[Python-Dev] Stackless Python
Phillip J. Eby
pje at telecommunity.com
Tue Jun 1 12:21:00 EDT 2004
At 06:34 AM 6/1/04 -0700, Guido van Rossum wrote:
> > It is most probably possible to implement soft-switchign in Jython.
>That's a rather vague statement; I'd like to hear from Samuele about
Me too. The only thing I've heard of in Java that does lightweight
co-operative task switching, is actually implemented using a Java VM
written in Java. Sort of like PyPy, only I guess you'd call it
JavaJava. :) I don't remember the name of it right off, just that it was
a commercial product that claimed they had a patent pending.

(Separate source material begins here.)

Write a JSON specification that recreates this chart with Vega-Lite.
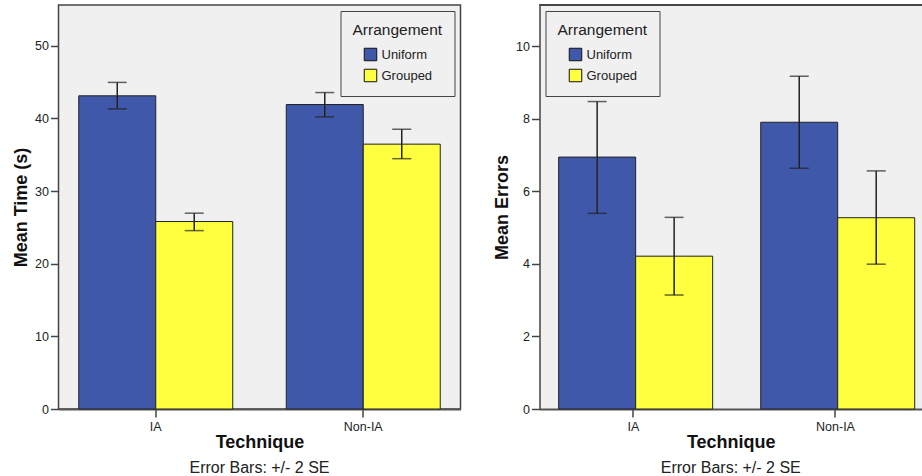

> > No idea what you mean by arbitrary exceptions (I never had that)
>I meant exceptions to the general rules. Like, you can't depend on
>tasklet switching when you use one of these extensions, or one of
>these built-ins, or ...
Perhaps it would be better if it were defined in terms of where it *does*
work, rather than where it doesn't. For example, one can write
co-operative multitasking code in CPython now using generators... but it
only works if you have "generators all the way down". That is, any code in
a task that calls a generator must itself be a generator. That's a pretty
comprehensible rule, albeit draconian to follow. Adding soft-switching
would change the rule to be, "you can switch as long as you haven't been
called from C code." That is, you haven't been called from *any* built-in
or extension module.
Speaking as someone who's written some significant event-driven
co-operative multitasking code using generators, I would say that going
from "generators all the way down" to "Python all the way down" would be a
huge improvement in flexibility.
> > On the latter: Well, this is a pure interface issue. I don't say
> > that everybody must love tasklets, there are other approaches and
> > interfaces possible. But they all rely on the non-recursive
> > interpreter core, and that's the point, IMHO.
>Is it really just tasklets that the users want?
I am not currently a Stackless user, but if I were to try it, tasklets
would be my primary interest. I don't actually think that the higher
recursion limit is a "feature", for two reasons: 1) Python loops run a lot
faster than function calls, and 2) every time I've ever gotten an error
from excessive recursion, it was because I'd accidentally created an
infinite recursion. So, to me, lifting the default recursion limit in
standard Python would be a really *bad* idea.
The other feature besides tasklets that I find potentially interesting is
thread pickling. I'm intrigued by the possibility of using them to create
"long-running tasks". That is, workflow using Python scripts to define the
loops, branches, etc. of the workflow. But to make a really practical
workflow system based on this, one would have to have a way of dealing with
changes to the code that the running workflows were based on, so I don't
know if that whole idea is really worth pursuing. I would probably be
better off basing such an animal on PyPy, because performance for the code
in a long-running process workflow is a non-issue.
Anyway, I don't know about "the users" in general, but for me at least
tasklets are where it's at. :) And I only care about explicit yielding,
not thread-like concurrency. (IOW, I don't want Stackless doing the
scheduling, I'd want to be able to write my own scheduler, in pure Python.)
> > I understood it more like the more advanced question "why does
> > Python still block itself from lightweight threading by keping state
> > on the C stack".
>IMO mostly because Python wants to be friendly to extensions written
>in C or C++, including those that frequently call back into Python.
That would only disable task-switching within the called Python code, not
from the code that called the extension. And that, only if the
hard-switching module wasn't available.